Objective: In the copy, include every entry exactly but none of the images.

Dataset excerpts:
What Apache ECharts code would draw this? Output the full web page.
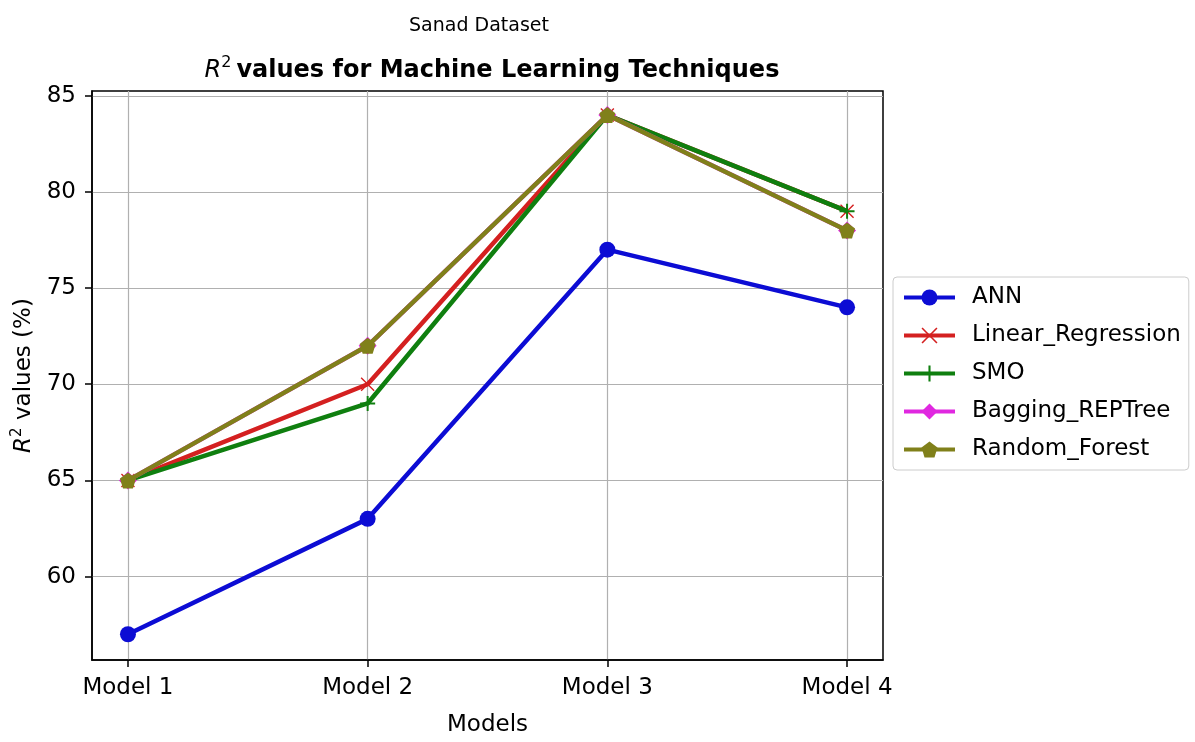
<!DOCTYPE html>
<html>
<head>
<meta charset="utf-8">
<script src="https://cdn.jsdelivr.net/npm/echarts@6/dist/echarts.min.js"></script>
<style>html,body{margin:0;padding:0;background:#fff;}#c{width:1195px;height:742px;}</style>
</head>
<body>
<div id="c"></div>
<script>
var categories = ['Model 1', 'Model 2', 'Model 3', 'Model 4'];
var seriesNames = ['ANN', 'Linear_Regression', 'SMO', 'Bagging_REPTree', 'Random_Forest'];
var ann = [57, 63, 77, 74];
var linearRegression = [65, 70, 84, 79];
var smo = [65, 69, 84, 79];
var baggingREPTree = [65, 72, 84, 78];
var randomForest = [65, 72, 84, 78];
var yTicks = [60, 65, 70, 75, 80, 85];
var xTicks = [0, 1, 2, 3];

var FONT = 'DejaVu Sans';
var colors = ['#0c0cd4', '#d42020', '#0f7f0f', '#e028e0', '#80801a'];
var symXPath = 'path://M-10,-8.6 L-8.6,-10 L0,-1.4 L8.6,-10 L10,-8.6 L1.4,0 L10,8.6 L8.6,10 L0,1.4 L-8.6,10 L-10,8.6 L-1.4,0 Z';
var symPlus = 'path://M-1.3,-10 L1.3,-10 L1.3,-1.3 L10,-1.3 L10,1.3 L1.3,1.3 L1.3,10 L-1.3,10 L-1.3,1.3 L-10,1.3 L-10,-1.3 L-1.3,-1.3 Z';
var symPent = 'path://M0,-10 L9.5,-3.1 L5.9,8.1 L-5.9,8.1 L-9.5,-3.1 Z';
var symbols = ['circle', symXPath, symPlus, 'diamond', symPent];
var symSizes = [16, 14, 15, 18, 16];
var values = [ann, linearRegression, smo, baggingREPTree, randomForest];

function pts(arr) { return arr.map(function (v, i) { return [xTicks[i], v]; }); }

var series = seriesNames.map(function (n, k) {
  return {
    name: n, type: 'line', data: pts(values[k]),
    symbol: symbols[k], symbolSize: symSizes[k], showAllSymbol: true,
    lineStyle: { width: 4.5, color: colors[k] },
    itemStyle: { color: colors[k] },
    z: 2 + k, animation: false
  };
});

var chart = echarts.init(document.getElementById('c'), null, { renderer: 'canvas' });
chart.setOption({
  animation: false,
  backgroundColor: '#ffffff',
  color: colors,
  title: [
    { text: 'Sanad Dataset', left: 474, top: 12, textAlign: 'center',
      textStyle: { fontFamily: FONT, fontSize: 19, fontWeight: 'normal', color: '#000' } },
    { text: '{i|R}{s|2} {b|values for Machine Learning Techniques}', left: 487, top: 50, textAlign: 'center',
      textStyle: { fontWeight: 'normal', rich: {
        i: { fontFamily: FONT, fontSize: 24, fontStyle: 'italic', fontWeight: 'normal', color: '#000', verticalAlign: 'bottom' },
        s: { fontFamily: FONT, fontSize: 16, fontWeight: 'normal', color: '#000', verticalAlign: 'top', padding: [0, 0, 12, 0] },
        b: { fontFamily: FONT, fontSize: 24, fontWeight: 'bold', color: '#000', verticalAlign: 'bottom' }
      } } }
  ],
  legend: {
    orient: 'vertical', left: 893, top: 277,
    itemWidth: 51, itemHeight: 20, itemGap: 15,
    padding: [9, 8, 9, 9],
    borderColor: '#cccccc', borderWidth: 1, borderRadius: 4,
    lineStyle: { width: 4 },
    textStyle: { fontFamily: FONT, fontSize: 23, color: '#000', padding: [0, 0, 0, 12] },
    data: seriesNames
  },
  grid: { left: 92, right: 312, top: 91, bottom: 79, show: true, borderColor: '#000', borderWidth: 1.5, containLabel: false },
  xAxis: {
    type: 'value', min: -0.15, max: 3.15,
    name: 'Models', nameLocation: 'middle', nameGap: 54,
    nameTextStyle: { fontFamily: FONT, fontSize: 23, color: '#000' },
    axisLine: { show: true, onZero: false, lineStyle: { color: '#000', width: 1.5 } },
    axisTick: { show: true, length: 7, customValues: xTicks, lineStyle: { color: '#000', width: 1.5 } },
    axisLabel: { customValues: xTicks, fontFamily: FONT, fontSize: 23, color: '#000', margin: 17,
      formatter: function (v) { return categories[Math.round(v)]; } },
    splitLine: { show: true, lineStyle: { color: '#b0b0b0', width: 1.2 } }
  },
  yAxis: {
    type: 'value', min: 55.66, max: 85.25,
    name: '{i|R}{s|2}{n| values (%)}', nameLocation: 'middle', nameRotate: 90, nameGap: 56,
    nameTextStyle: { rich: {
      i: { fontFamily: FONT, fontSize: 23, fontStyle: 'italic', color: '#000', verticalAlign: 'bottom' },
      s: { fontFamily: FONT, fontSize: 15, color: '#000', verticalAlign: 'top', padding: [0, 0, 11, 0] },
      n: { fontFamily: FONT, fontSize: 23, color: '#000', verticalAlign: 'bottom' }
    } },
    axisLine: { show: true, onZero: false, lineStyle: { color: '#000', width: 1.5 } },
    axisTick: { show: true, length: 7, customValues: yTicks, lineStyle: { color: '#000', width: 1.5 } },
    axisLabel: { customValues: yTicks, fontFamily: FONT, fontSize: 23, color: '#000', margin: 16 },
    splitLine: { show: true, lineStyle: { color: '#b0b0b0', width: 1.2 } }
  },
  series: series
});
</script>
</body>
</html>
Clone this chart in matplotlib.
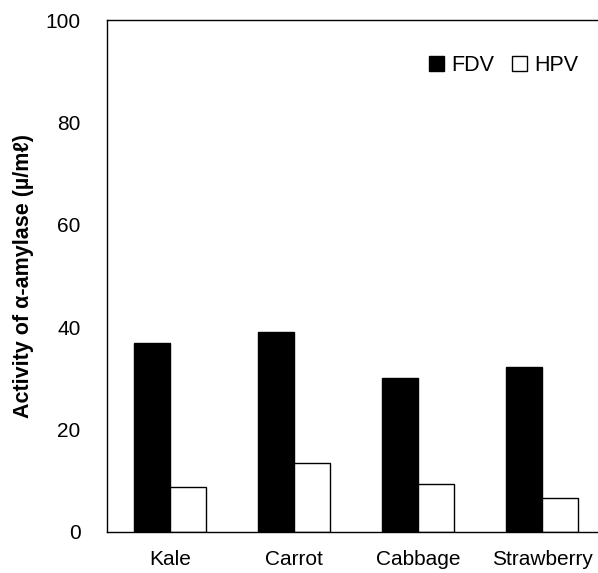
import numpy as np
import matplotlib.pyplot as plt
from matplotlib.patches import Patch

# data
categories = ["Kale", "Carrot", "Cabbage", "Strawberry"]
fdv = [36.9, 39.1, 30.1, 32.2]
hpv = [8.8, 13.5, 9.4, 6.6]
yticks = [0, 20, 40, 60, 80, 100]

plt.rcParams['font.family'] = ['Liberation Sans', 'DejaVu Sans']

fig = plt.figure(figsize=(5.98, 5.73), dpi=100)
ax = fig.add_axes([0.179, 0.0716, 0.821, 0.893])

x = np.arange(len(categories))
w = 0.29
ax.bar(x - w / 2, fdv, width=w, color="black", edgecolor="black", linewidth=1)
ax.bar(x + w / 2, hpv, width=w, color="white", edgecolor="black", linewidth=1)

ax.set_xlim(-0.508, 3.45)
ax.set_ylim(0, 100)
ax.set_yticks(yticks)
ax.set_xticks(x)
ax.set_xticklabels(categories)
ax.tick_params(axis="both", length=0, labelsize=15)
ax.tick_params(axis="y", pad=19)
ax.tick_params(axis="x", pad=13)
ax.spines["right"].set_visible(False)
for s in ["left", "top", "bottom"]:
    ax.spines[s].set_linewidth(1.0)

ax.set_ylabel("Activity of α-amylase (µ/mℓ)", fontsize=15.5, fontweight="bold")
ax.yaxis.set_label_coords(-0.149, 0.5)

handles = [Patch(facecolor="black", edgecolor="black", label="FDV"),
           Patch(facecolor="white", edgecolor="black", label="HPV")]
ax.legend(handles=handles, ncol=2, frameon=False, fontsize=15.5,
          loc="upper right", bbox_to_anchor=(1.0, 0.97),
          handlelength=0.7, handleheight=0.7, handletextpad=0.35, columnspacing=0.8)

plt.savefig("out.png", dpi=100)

Answer to this problem:
What Apache ECharts code would draw this? Output the full web page.
<!DOCTYPE html>
<html>
<head>
<meta charset="utf-8">
<script src="https://cdn.jsdelivr.net/npm/echarts@6/dist/echarts.min.js"></script>
<style>html,body{margin:0;padding:0;background:#fff;}#c{width:1195px;height:742px;}</style>
</head>
<body>
<div id="c"></div>
<script>
var categories = ['Model 1', 'Model 2', 'Model 3', 'Model 4'];
var seriesNames = ['ANN', 'Linear_Regression', 'SMO', 'Bagging_REPTree', 'Random_Forest'];
var ann = [57, 63, 77, 74];
var linearRegression = [65, 70, 84, 79];
var smo = [65, 69, 84, 79];
var baggingREPTree = [65, 72, 84, 78];
var randomForest = [65, 72, 84, 78];
var yTicks = [60, 65, 70, 75, 80, 85];
var xTicks = [0, 1, 2, 3];

var FONT = 'DejaVu Sans';
var colors = ['#0c0cd4', '#d42020', '#0f7f0f', '#e028e0', '#80801a'];
var symXPath = 'path://M-10,-8.6 L-8.6,-10 L0,-1.4 L8.6,-10 L10,-8.6 L1.4,0 L10,8.6 L8.6,10 L0,1.4 L-8.6,10 L-10,8.6 L-1.4,0 Z';
var symPlus = 'path://M-1.3,-10 L1.3,-10 L1.3,-1.3 L10,-1.3 L10,1.3 L1.3,1.3 L1.3,10 L-1.3,10 L-1.3,1.3 L-10,1.3 L-10,-1.3 L-1.3,-1.3 Z';
var symPent = 'path://M0,-10 L9.5,-3.1 L5.9,8.1 L-5.9,8.1 L-9.5,-3.1 Z';
var symbols = ['circle', symXPath, symPlus, 'diamond', symPent];
var symSizes = [16, 14, 15, 18, 16];
var values = [ann, linearRegression, smo, baggingREPTree, randomForest];

function pts(arr) { return arr.map(function (v, i) { return [xTicks[i], v]; }); }

var series = seriesNames.map(function (n, k) {
  return {
    name: n, type: 'line', data: pts(values[k]),
    symbol: symbols[k], symbolSize: symSizes[k], showAllSymbol: true,
    lineStyle: { width: 4.5, color: colors[k] },
    itemStyle: { color: colors[k] },
    z: 2 + k, animation: false
  };
});

var chart = echarts.init(document.getElementById('c'), null, { renderer: 'canvas' });
chart.setOption({
  animation: false,
  backgroundColor: '#ffffff',
  color: colors,
  title: [
    { text: 'Sanad Dataset', left: 474, top: 12, textAlign: 'center',
      textStyle: { fontFamily: FONT, fontSize: 19, fontWeight: 'normal', color: '#000' } },
    { text: '{i|R}{s|2} {b|values for Machine Learning Techniques}', left: 487, top: 50, textAlign: 'center',
      textStyle: { fontWeight: 'normal', rich: {
        i: { fontFamily: FONT, fontSize: 24, fontStyle: 'italic', fontWeight: 'normal', color: '#000', verticalAlign: 'bottom' },
        s: { fontFamily: FONT, fontSize: 16, fontWeight: 'normal', color: '#000', verticalAlign: 'top', padding: [0, 0, 12, 0] },
        b: { fontFamily: FONT, fontSize: 24, fontWeight: 'bold', color: '#000', verticalAlign: 'bottom' }
      } } }
  ],
  legend: {
    orient: 'vertical', left: 893, top: 277,
    itemWidth: 51, itemHeight: 20, itemGap: 15,
    padding: [9, 8, 9, 9],
    borderColor: '#cccccc', borderWidth: 1, borderRadius: 4,
    lineStyle: { width: 4 },
    textStyle: { fontFamily: FONT, fontSize: 23, color: '#000', padding: [0, 0, 0, 12] },
    data: seriesNames
  },
  grid: { left: 92, right: 312, top: 91, bottom: 79, show: true, borderColor: '#000', borderWidth: 1.5, containLabel: false },
  xAxis: {
    type: 'value', min: -0.15, max: 3.15,
    name: 'Models', nameLocation: 'middle', nameGap: 54,
    nameTextStyle: { fontFamily: FONT, fontSize: 23, color: '#000' },
    axisLine: { show: true, onZero: false, lineStyle: { color: '#000', width: 1.5 } },
    axisTick: { show: true, length: 7, customValues: xTicks, lineStyle: { color: '#000', width: 1.5 } },
    axisLabel: { customValues: xTicks, fontFamily: FONT, fontSize: 23, color: '#000', margin: 17,
      formatter: function (v) { return categories[Math.round(v)]; } },
    splitLine: { show: true, lineStyle: { color: '#b0b0b0', width: 1.2 } }
  },
  yAxis: {
    type: 'value', min: 55.66, max: 85.25,
    name: '{i|R}{s|2}{n| values (%)}', nameLocation: 'middle', nameRotate: 90, nameGap: 56,
    nameTextStyle: { rich: {
      i: { fontFamily: FONT, fontSize: 23, fontStyle: 'italic', color: '#000', verticalAlign: 'bottom' },
      s: { fontFamily: FONT, fontSize: 15, color: '#000', verticalAlign: 'top', padding: [0, 0, 11, 0] },
      n: { fontFamily: FONT, fontSize: 23, color: '#000', verticalAlign: 'bottom' }
    } },
    axisLine: { show: true, onZero: false, lineStyle: { color: '#000', width: 1.5 } },
    axisTick: { show: true, length: 7, customValues: yTicks, lineStyle: { color: '#000', width: 1.5 } },
    axisLabel: { customValues: yTicks, fontFamily: FONT, fontSize: 23, color: '#000', margin: 16 },
    splitLine: { show: true, lineStyle: { color: '#b0b0b0', width: 1.2 } }
  },
  series: series
});
</script>
</body>
</html>
Clone this chart in matplotlib.
import numpy as np
import matplotlib.pyplot as plt
from matplotlib.patches import Patch

# data
categories = ["Kale", "Carrot", "Cabbage", "Strawberry"]
fdv = [36.9, 39.1, 30.1, 32.2]
hpv = [8.8, 13.5, 9.4, 6.6]
yticks = [0, 20, 40, 60, 80, 100]

plt.rcParams['font.family'] = ['Liberation Sans', 'DejaVu Sans']

fig = plt.figure(figsize=(5.98, 5.73), dpi=100)
ax = fig.add_axes([0.179, 0.0716, 0.821, 0.893])

x = np.arange(len(categories))
w = 0.29
ax.bar(x - w / 2, fdv, width=w, color="black", edgecolor="black", linewidth=1)
ax.bar(x + w / 2, hpv, width=w, color="white", edgecolor="black", linewidth=1)

ax.set_xlim(-0.508, 3.45)
ax.set_ylim(0, 100)
ax.set_yticks(yticks)
ax.set_xticks(x)
ax.set_xticklabels(categories)
ax.tick_params(axis="both", length=0, labelsize=15)
ax.tick_params(axis="y", pad=19)
ax.tick_params(axis="x", pad=13)
ax.spines["right"].set_visible(False)
for s in ["left", "top", "bottom"]:
    ax.spines[s].set_linewidth(1.0)

ax.set_ylabel("Activity of α-amylase (µ/mℓ)", fontsize=15.5, fontweight="bold")
ax.yaxis.set_label_coords(-0.149, 0.5)

handles = [Patch(facecolor="black", edgecolor="black", label="FDV"),
           Patch(facecolor="white", edgecolor="black", label="HPV")]
ax.legend(handles=handles, ncol=2, frameon=False, fontsize=15.5,
          loc="upper right", bbox_to_anchor=(1.0, 0.97),
          handlelength=0.7, handleheight=0.7, handletextpad=0.35, columnspacing=0.8)

plt.savefig("out.png", dpi=100)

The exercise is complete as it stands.